▶ [GIVEN TASK]:
Write the data below out exactly as it stands. Do not include the pictures.

▶ [DATA PROVIDED]:
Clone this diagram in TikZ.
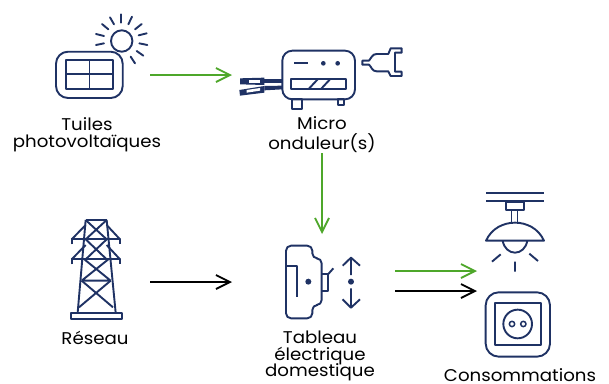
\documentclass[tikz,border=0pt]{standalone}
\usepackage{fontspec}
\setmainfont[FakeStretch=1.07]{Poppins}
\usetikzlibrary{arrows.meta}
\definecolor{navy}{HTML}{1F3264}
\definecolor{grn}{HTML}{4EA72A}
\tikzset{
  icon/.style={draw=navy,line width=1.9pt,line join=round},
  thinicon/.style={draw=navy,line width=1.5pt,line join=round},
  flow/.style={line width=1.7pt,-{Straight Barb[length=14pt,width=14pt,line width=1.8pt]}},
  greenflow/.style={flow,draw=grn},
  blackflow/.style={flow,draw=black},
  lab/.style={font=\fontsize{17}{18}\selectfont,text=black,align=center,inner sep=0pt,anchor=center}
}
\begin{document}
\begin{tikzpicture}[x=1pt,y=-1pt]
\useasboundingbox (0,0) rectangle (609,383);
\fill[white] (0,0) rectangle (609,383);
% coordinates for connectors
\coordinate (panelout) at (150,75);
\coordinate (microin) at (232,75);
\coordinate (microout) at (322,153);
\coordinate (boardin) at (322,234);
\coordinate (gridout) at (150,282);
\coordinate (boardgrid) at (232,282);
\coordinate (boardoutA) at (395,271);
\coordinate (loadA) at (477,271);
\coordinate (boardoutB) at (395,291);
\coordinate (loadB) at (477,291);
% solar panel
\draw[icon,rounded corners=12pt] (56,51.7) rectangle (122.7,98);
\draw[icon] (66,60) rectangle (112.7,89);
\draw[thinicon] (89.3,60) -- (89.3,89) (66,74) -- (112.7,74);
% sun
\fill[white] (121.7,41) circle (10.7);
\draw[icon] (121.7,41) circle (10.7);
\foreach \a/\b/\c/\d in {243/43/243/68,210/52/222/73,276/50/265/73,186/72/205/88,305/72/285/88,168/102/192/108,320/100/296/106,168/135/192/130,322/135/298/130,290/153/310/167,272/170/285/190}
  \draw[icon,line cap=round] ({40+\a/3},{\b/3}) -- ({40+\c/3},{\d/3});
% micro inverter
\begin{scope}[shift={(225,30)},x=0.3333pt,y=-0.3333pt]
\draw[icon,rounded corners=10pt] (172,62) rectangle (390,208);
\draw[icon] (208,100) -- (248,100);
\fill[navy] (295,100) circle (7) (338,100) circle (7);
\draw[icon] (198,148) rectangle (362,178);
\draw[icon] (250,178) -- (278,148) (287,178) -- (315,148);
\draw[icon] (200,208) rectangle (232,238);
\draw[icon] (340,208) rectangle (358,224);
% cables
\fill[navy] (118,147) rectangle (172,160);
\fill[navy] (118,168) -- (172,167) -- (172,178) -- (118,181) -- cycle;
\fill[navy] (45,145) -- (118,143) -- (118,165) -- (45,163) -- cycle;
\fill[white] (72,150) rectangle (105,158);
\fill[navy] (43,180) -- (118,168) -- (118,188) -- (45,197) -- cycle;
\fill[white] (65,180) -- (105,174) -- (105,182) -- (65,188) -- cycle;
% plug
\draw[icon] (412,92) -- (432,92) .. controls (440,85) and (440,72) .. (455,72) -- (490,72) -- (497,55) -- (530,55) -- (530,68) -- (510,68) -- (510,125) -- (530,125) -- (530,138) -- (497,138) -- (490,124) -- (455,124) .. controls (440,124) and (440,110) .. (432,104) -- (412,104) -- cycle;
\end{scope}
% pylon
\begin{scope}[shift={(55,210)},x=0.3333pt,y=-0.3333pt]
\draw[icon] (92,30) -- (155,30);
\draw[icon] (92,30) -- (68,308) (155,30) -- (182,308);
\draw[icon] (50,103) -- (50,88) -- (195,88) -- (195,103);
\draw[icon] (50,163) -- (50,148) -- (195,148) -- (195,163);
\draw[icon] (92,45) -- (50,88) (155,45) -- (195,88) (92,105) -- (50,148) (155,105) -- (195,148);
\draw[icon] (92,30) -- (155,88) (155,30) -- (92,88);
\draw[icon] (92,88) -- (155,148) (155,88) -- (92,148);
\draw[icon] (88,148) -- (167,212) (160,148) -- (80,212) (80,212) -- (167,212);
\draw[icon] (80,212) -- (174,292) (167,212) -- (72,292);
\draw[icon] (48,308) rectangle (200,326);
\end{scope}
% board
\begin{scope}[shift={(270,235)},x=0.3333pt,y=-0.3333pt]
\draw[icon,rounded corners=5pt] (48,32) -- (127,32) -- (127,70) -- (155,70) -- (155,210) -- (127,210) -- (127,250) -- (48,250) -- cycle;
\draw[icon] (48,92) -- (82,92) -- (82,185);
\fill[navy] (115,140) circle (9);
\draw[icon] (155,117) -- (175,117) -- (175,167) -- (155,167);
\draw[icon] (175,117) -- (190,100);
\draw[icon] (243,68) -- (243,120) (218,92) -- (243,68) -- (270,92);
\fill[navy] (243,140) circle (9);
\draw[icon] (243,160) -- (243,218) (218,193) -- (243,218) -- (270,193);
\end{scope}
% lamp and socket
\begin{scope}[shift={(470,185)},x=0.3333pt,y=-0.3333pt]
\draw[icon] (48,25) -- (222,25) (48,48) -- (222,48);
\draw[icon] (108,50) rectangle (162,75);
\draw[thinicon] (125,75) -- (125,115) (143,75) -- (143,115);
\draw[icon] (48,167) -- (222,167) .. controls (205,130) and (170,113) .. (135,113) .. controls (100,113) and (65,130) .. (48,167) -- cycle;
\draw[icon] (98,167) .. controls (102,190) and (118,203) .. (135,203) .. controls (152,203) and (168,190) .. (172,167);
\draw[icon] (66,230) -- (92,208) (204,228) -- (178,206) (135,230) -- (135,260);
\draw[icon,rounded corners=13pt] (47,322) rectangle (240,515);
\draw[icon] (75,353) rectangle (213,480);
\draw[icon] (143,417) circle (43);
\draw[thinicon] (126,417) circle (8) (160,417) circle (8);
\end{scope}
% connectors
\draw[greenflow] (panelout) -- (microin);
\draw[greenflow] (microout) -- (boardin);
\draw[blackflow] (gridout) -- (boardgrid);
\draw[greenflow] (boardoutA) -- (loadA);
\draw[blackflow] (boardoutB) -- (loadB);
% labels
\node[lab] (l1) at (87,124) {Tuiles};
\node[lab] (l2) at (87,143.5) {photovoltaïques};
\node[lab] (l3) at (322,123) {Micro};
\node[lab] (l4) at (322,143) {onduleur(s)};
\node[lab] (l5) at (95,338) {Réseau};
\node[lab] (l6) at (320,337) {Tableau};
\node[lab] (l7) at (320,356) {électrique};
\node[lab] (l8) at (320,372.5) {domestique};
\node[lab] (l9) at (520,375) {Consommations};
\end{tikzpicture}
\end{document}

▶ [SOLUTION]:
Clone this diagram in TikZ.
\documentclass[tikz,border=0pt]{standalone}
\usepackage{fontspec}
\setmainfont[FakeStretch=1.07]{Poppins}
\usetikzlibrary{arrows.meta}
\definecolor{navy}{HTML}{1F3264}
\definecolor{grn}{HTML}{4EA72A}
\tikzset{
  icon/.style={draw=navy,line width=1.9pt,line join=round},
  thinicon/.style={draw=navy,line width=1.5pt,line join=round},
  flow/.style={line width=1.7pt,-{Straight Barb[length=14pt,width=14pt,line width=1.8pt]}},
  greenflow/.style={flow,draw=grn},
  blackflow/.style={flow,draw=black},
  lab/.style={font=\fontsize{17}{18}\selectfont,text=black,align=center,inner sep=0pt,anchor=center}
}
\begin{document}
\begin{tikzpicture}[x=1pt,y=-1pt]
\useasboundingbox (0,0) rectangle (609,383);
\fill[white] (0,0) rectangle (609,383);
% coordinates for connectors
\coordinate (panelout) at (150,75);
\coordinate (microin) at (232,75);
\coordinate (microout) at (322,153);
\coordinate (boardin) at (322,234);
\coordinate (gridout) at (150,282);
\coordinate (boardgrid) at (232,282);
\coordinate (boardoutA) at (395,271);
\coordinate (loadA) at (477,271);
\coordinate (boardoutB) at (395,291);
\coordinate (loadB) at (477,291);
% solar panel
\draw[icon,rounded corners=12pt] (56,51.7) rectangle (122.7,98);
\draw[icon] (66,60) rectangle (112.7,89);
\draw[thinicon] (89.3,60) -- (89.3,89) (66,74) -- (112.7,74);
% sun
\fill[white] (121.7,41) circle (10.7);
\draw[icon] (121.7,41) circle (10.7);
\foreach \a/\b/\c/\d in {243/43/243/68,210/52/222/73,276/50/265/73,186/72/205/88,305/72/285/88,168/102/192/108,320/100/296/106,168/135/192/130,322/135/298/130,290/153/310/167,272/170/285/190}
  \draw[icon,line cap=round] ({40+\a/3},{\b/3}) -- ({40+\c/3},{\d/3});
% micro inverter
\begin{scope}[shift={(225,30)},x=0.3333pt,y=-0.3333pt]
\draw[icon,rounded corners=10pt] (172,62) rectangle (390,208);
\draw[icon] (208,100) -- (248,100);
\fill[navy] (295,100) circle (7) (338,100) circle (7);
\draw[icon] (198,148) rectangle (362,178);
\draw[icon] (250,178) -- (278,148) (287,178) -- (315,148);
\draw[icon] (200,208) rectangle (232,238);
\draw[icon] (340,208) rectangle (358,224);
% cables
\fill[navy] (118,147) rectangle (172,160);
\fill[navy] (118,168) -- (172,167) -- (172,178) -- (118,181) -- cycle;
\fill[navy] (45,145) -- (118,143) -- (118,165) -- (45,163) -- cycle;
\fill[white] (72,150) rectangle (105,158);
\fill[navy] (43,180) -- (118,168) -- (118,188) -- (45,197) -- cycle;
\fill[white] (65,180) -- (105,174) -- (105,182) -- (65,188) -- cycle;
% plug
\draw[icon] (412,92) -- (432,92) .. controls (440,85) and (440,72) .. (455,72) -- (490,72) -- (497,55) -- (530,55) -- (530,68) -- (510,68) -- (510,125) -- (530,125) -- (530,138) -- (497,138) -- (490,124) -- (455,124) .. controls (440,124) and (440,110) .. (432,104) -- (412,104) -- cycle;
\end{scope}
% pylon
\begin{scope}[shift={(55,210)},x=0.3333pt,y=-0.3333pt]
\draw[icon] (92,30) -- (155,30);
\draw[icon] (92,30) -- (68,308) (155,30) -- (182,308);
\draw[icon] (50,103) -- (50,88) -- (195,88) -- (195,103);
\draw[icon] (50,163) -- (50,148) -- (195,148) -- (195,163);
\draw[icon] (92,45) -- (50,88) (155,45) -- (195,88) (92,105) -- (50,148) (155,105) -- (195,148);
\draw[icon] (92,30) -- (155,88) (155,30) -- (92,88);
\draw[icon] (92,88) -- (155,148) (155,88) -- (92,148);
\draw[icon] (88,148) -- (167,212) (160,148) -- (80,212) (80,212) -- (167,212);
\draw[icon] (80,212) -- (174,292) (167,212) -- (72,292);
\draw[icon] (48,308) rectangle (200,326);
\end{scope}
% board
\begin{scope}[shift={(270,235)},x=0.3333pt,y=-0.3333pt]
\draw[icon,rounded corners=5pt] (48,32) -- (127,32) -- (127,70) -- (155,70) -- (155,210) -- (127,210) -- (127,250) -- (48,250) -- cycle;
\draw[icon] (48,92) -- (82,92) -- (82,185);
\fill[navy] (115,140) circle (9);
\draw[icon] (155,117) -- (175,117) -- (175,167) -- (155,167);
\draw[icon] (175,117) -- (190,100);
\draw[icon] (243,68) -- (243,120) (218,92) -- (243,68) -- (270,92);
\fill[navy] (243,140) circle (9);
\draw[icon] (243,160) -- (243,218) (218,193) -- (243,218) -- (270,193);
\end{scope}
% lamp and socket
\begin{scope}[shift={(470,185)},x=0.3333pt,y=-0.3333pt]
\draw[icon] (48,25) -- (222,25) (48,48) -- (222,48);
\draw[icon] (108,50) rectangle (162,75);
\draw[thinicon] (125,75) -- (125,115) (143,75) -- (143,115);
\draw[icon] (48,167) -- (222,167) .. controls (205,130) and (170,113) .. (135,113) .. controls (100,113) and (65,130) .. (48,167) -- cycle;
\draw[icon] (98,167) .. controls (102,190) and (118,203) .. (135,203) .. controls (152,203) and (168,190) .. (172,167);
\draw[icon] (66,230) -- (92,208) (204,228) -- (178,206) (135,230) -- (135,260);
\draw[icon,rounded corners=13pt] (47,322) rectangle (240,515);
\draw[icon] (75,353) rectangle (213,480);
\draw[icon] (143,417) circle (43);
\draw[thinicon] (126,417) circle (8) (160,417) circle (8);
\end{scope}
% connectors
\draw[greenflow] (panelout) -- (microin);
\draw[greenflow] (microout) -- (boardin);
\draw[blackflow] (gridout) -- (boardgrid);
\draw[greenflow] (boardoutA) -- (loadA);
\draw[blackflow] (boardoutB) -- (loadB);
% labels
\node[lab] (l1) at (87,124) {Tuiles};
\node[lab] (l2) at (87,143.5) {photovoltaïques};
\node[lab] (l3) at (322,123) {Micro};
\node[lab] (l4) at (322,143) {onduleur(s)};
\node[lab] (l5) at (95,338) {Réseau};
\node[lab] (l6) at (320,337) {Tableau};
\node[lab] (l7) at (320,356) {électrique};
\node[lab] (l8) at (320,372.5) {domestique};
\node[lab] (l9) at (520,375) {Consommations};
\end{tikzpicture}
\end{document}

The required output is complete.